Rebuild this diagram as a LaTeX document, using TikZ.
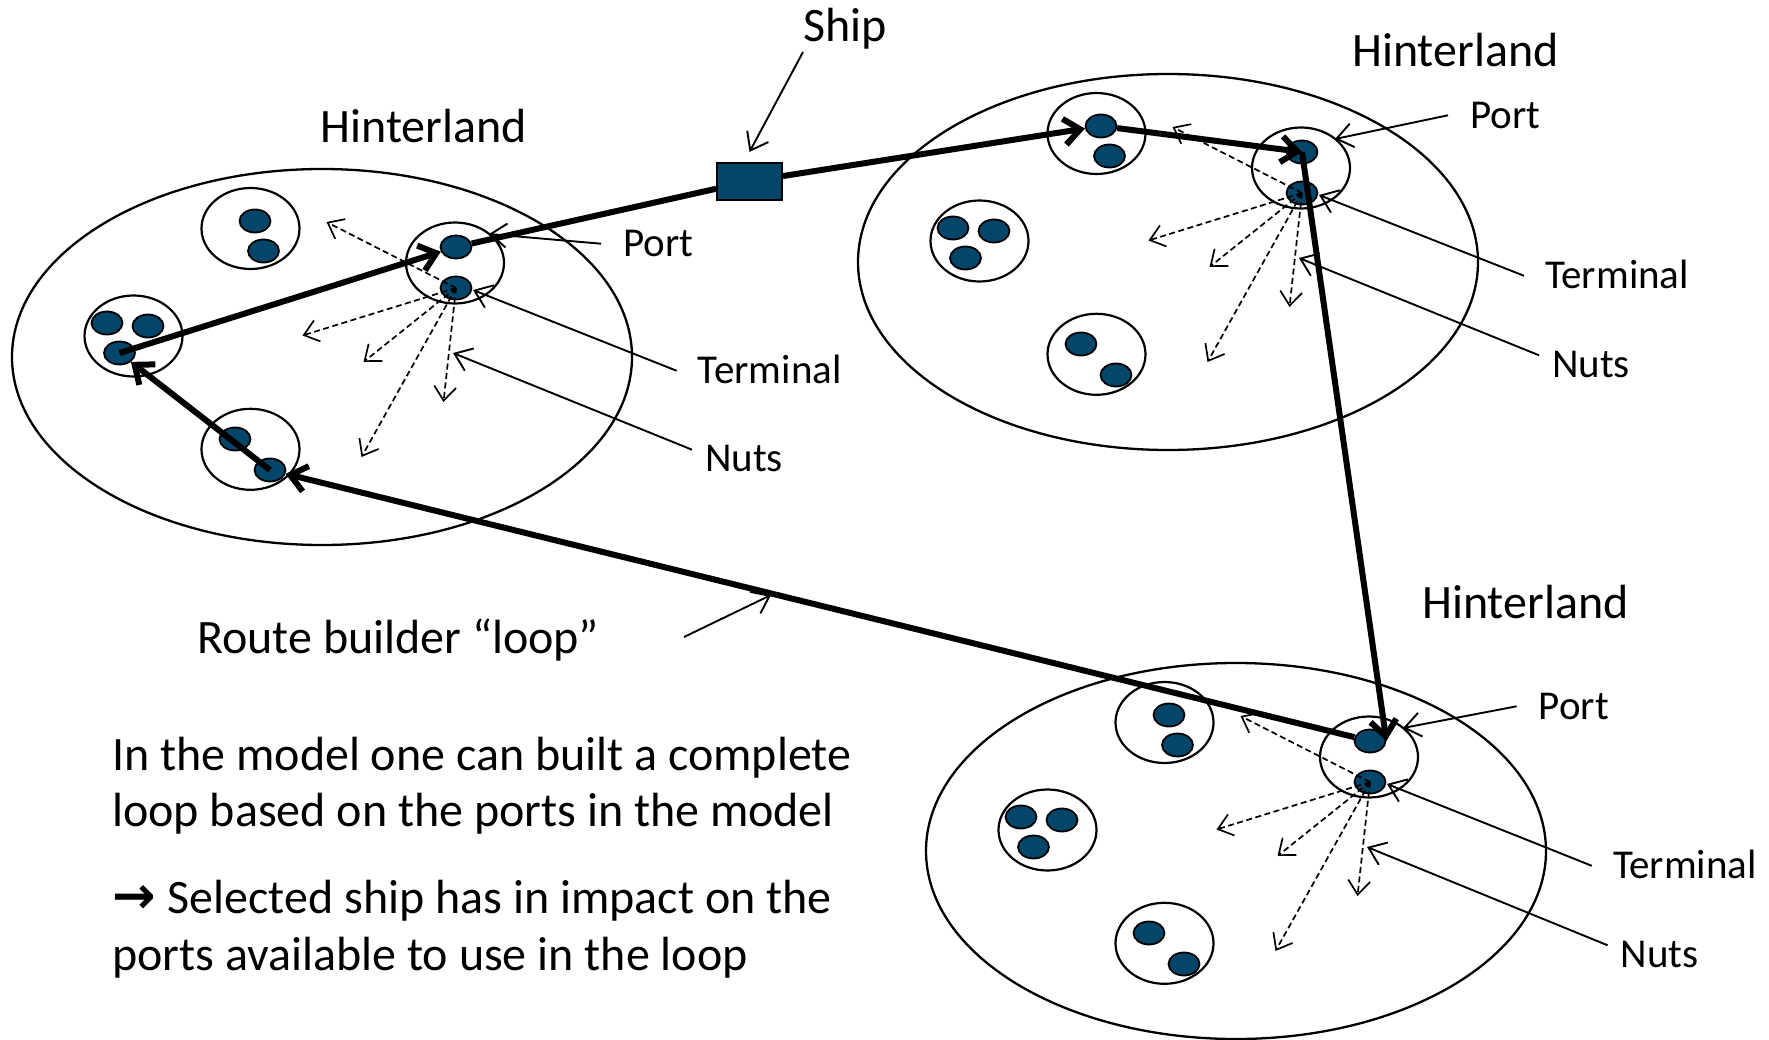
\documentclass[tikz,border=0pt]{standalone}
\usepackage{fontspec}
\setmainfont{Carlito}
\newfontfamily\arrowfont{DejaVu Sans}
\usetikzlibrary{arrows.meta,shapes.geometric}
\definecolor{dotblue}{RGB}{3,70,105}
\tikzset{
  big/.style={font=\fontsize{48}{56}\selectfont, inner sep=0pt, anchor=base west},
  lab/.style={font=\fontsize{41}{48}\selectfont, inner sep=0pt, anchor=base west},
  hline/.style={line width=2.3pt},
  cell/.style={draw, line width=2.2pt, ellipse, minimum width=98pt, minimum height=81pt, inner sep=0pt},
  dot/.style={draw, line width=1.8pt, fill=dotblue, ellipse, minimum width=31pt, minimum height=23pt, inner sep=0pt},
  route/.style={line width=6pt, -{Straight Barb[length=16pt,width=26pt]}},
  routeplain/.style={line width=6pt},
  ptr/.style={line width=1.9pt, -{Straight Barb[length=16pt,width=24pt]}},
  nut/.style={line width=1.7pt, dash pattern=on 6pt off 3.5pt, -{Straight Barb[length=14pt,width=22pt]}},
  hinter/.pic={
    \draw[hline] (0,0) ellipse [x radius=310, y radius=188];
    \node[cell] (-cA) at (-71.5,-128.5) {};
    \node[cell] (-cB) at (-188.5,-21) {};
    \node[cell] (-cC) at (-71.5,92.3) {};
    \node[cell] (-cD) at (133,-94) {};
    \node[dot] (-a1) at (-67,-136) {};
    \node[dot] (-a2) at (-58.5,-106) {};
    \node[dot] (-b1) at (-215,-34) {};
    \node[dot] (-b2) at (-174,-31) {};
    \node[dot] (-b3) at (-202.5,-4) {};
    \node[dot] (-c1) at (-87,82) {};
    \node[dot] (-c2) at (-52,113) {};
    \node[dot] (-port) at (134,-110) {};
    \node[dot] (-term) at (134,-69) {};
    \coordinate (-n1) at (4.5,-135);
    \coordinate (-n2) at (-19.5,-21.5);
    \coordinate (-n3) at (41.5,5);
    \coordinate (-n4) at (121.5,45);
    \coordinate (-n5) at (39.5,100);
    \coordinate (-ptip) at (167,-123);
    \coordinate (-ttip) at (151,-67);
    \coordinate (-ntip) at (131,-4);
    \foreach \i in {1,...,5} {\draw[nut] (-term.center) -- (-n\i);}
  }
}
\begin{document}
\begin{tikzpicture}[x=1pt, y=-1pt]
\useasboundingbox (0,0) rectangle (1769,1040);
\fill[white] (0,0) rectangle (1769,1040);

% hinterlands
\pic (L) at (322,357) {hinter};
\pic (T) at (1168,262) {hinter};
\pic (B) at (1236,851) {hinter};

% ship
\node[draw, line width=1.8pt, fill=dotblue, minimum width=65pt, minimum height=37pt, inner sep=0pt] (ship) at (749.5,181.3) {};

% route loop
\draw[route] (L-c2.center) -- (L-b3);
\draw[route] (L-b3.center) -- (L-port);
\draw[routeplain] (L-port) -- (ship);
\draw[route] (ship) -- (T-a1);
\draw[route] (T-a1) -- (T-port.center);
\draw[route] (T-port.center) -- (B-port.east);
\draw[route] (B-port) -- (L-c2);

% texts
\node[big] (shiplab) at (803,42) {Ship};
\node[big] (hL) at (320.4,143) {Hinterland};
\node[big] (hT) at (1352,66.7) {Hinterland};
\node[big] (hB) at (1422,618) {Hinterland};

\node[lab] (Lport) at (623,256.7) {Port};
\node[lab] (Lterm) at (697.7,383.3) {Terminal};
\node[lab] (Lnuts) at (705,471.7) {Nuts};
\node[lab] (Tport) at (1470,128.3) {Port};
\node[lab] (Tterm) at (1545,288.3) {Terminal};
\node[lab] (Tnuts) at (1552,377.3) {Nuts};
\node[lab] (Bport) at (1538.6,719.3) {Port};
\node[lab] (Bterm) at (1612.8,878.3) {Terminal};
\node[lab] (Bnuts) at (1620.6,967.3) {Nuts};

\node[big] (routelab) at (197,653) {Route builder “loop”};
\node[big] (p1) at (112,770) {In the model one can built a complete};
\node[big] (p2) at (112,826.7) {loop based on the ports in the model};
\node[big] (p3) at (112,913) {{\arrowfont\bfseries\fontsize{52}{56}\selectfont →}\hspace{12pt}Selected ship has in impact on the};
\node[big] (p4) at (112,970) {ports available to use in the loop};

% pointers
\foreach \h in {L,T,B} {
  \draw[ptr] ([shift={(-22,-13)}]\h port.base west) -- (\h-ptip);
  \draw[ptr] ([shift={(-21,-12.5)}]\h term.base west) -- (\h-ttip);
  \draw[ptr] ([shift={(-13,-22)}]\h nuts.base west) -- (\h-ntip);
}
\draw[ptr] ([shift={(0,10)}]shiplab.base west) -- ([shift={(0,-10)}]ship.north);
\coordinate (rtail) at (684,637);
\coordinate (rtip) at (771,595);
\draw[ptr] (rtail) -- (rtip);
\end{tikzpicture}
\end{document}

☆ ☆ ☆

Directions for this task: Leave the images out, please, and restate each line word for word.

Result of this task:
Rebuild this diagram as a LaTeX document, using TikZ.
\documentclass[tikz,border=0pt]{standalone}
\usepackage{fontspec}
\setmainfont{Carlito}
\newfontfamily\arrowfont{DejaVu Sans}
\usetikzlibrary{arrows.meta,shapes.geometric}
\definecolor{dotblue}{RGB}{3,70,105}
\tikzset{
  big/.style={font=\fontsize{48}{56}\selectfont, inner sep=0pt, anchor=base west},
  lab/.style={font=\fontsize{41}{48}\selectfont, inner sep=0pt, anchor=base west},
  hline/.style={line width=2.3pt},
  cell/.style={draw, line width=2.2pt, ellipse, minimum width=98pt, minimum height=81pt, inner sep=0pt},
  dot/.style={draw, line width=1.8pt, fill=dotblue, ellipse, minimum width=31pt, minimum height=23pt, inner sep=0pt},
  route/.style={line width=6pt, -{Straight Barb[length=16pt,width=26pt]}},
  routeplain/.style={line width=6pt},
  ptr/.style={line width=1.9pt, -{Straight Barb[length=16pt,width=24pt]}},
  nut/.style={line width=1.7pt, dash pattern=on 6pt off 3.5pt, -{Straight Barb[length=14pt,width=22pt]}},
  hinter/.pic={
    \draw[hline] (0,0) ellipse [x radius=310, y radius=188];
    \node[cell] (-cA) at (-71.5,-128.5) {};
    \node[cell] (-cB) at (-188.5,-21) {};
    \node[cell] (-cC) at (-71.5,92.3) {};
    \node[cell] (-cD) at (133,-94) {};
    \node[dot] (-a1) at (-67,-136) {};
    \node[dot] (-a2) at (-58.5,-106) {};
    \node[dot] (-b1) at (-215,-34) {};
    \node[dot] (-b2) at (-174,-31) {};
    \node[dot] (-b3) at (-202.5,-4) {};
    \node[dot] (-c1) at (-87,82) {};
    \node[dot] (-c2) at (-52,113) {};
    \node[dot] (-port) at (134,-110) {};
    \node[dot] (-term) at (134,-69) {};
    \coordinate (-n1) at (4.5,-135);
    \coordinate (-n2) at (-19.5,-21.5);
    \coordinate (-n3) at (41.5,5);
    \coordinate (-n4) at (121.5,45);
    \coordinate (-n5) at (39.5,100);
    \coordinate (-ptip) at (167,-123);
    \coordinate (-ttip) at (151,-67);
    \coordinate (-ntip) at (131,-4);
    \foreach \i in {1,...,5} {\draw[nut] (-term.center) -- (-n\i);}
  }
}
\begin{document}
\begin{tikzpicture}[x=1pt, y=-1pt]
\useasboundingbox (0,0) rectangle (1769,1040);
\fill[white] (0,0) rectangle (1769,1040);

% hinterlands
\pic (L) at (322,357) {hinter};
\pic (T) at (1168,262) {hinter};
\pic (B) at (1236,851) {hinter};

% ship
\node[draw, line width=1.8pt, fill=dotblue, minimum width=65pt, minimum height=37pt, inner sep=0pt] (ship) at (749.5,181.3) {};

% route loop
\draw[route] (L-c2.center) -- (L-b3);
\draw[route] (L-b3.center) -- (L-port);
\draw[routeplain] (L-port) -- (ship);
\draw[route] (ship) -- (T-a1);
\draw[route] (T-a1) -- (T-port.center);
\draw[route] (T-port.center) -- (B-port.east);
\draw[route] (B-port) -- (L-c2);

% texts
\node[big] (shiplab) at (803,42) {Ship};
\node[big] (hL) at (320.4,143) {Hinterland};
\node[big] (hT) at (1352,66.7) {Hinterland};
\node[big] (hB) at (1422,618) {Hinterland};

\node[lab] (Lport) at (623,256.7) {Port};
\node[lab] (Lterm) at (697.7,383.3) {Terminal};
\node[lab] (Lnuts) at (705,471.7) {Nuts};
\node[lab] (Tport) at (1470,128.3) {Port};
\node[lab] (Tterm) at (1545,288.3) {Terminal};
\node[lab] (Tnuts) at (1552,377.3) {Nuts};
\node[lab] (Bport) at (1538.6,719.3) {Port};
\node[lab] (Bterm) at (1612.8,878.3) {Terminal};
\node[lab] (Bnuts) at (1620.6,967.3) {Nuts};

\node[big] (routelab) at (197,653) {Route builder “loop”};
\node[big] (p1) at (112,770) {In the model one can built a complete};
\node[big] (p2) at (112,826.7) {loop based on the ports in the model};
\node[big] (p3) at (112,913) {{\arrowfont\bfseries\fontsize{52}{56}\selectfont →}\hspace{12pt}Selected ship has in impact on the};
\node[big] (p4) at (112,970) {ports available to use in the loop};

% pointers
\foreach \h in {L,T,B} {
  \draw[ptr] ([shift={(-22,-13)}]\h port.base west) -- (\h-ptip);
  \draw[ptr] ([shift={(-21,-12.5)}]\h term.base west) -- (\h-ttip);
  \draw[ptr] ([shift={(-13,-22)}]\h nuts.base west) -- (\h-ntip);
}
\draw[ptr] ([shift={(0,10)}]shiplab.base west) -- ([shift={(0,-10)}]ship.north);
\coordinate (rtail) at (684,637);
\coordinate (rtip) at (771,595);
\draw[ptr] (rtail) -- (rtip);
\end{tikzpicture}
\end{document}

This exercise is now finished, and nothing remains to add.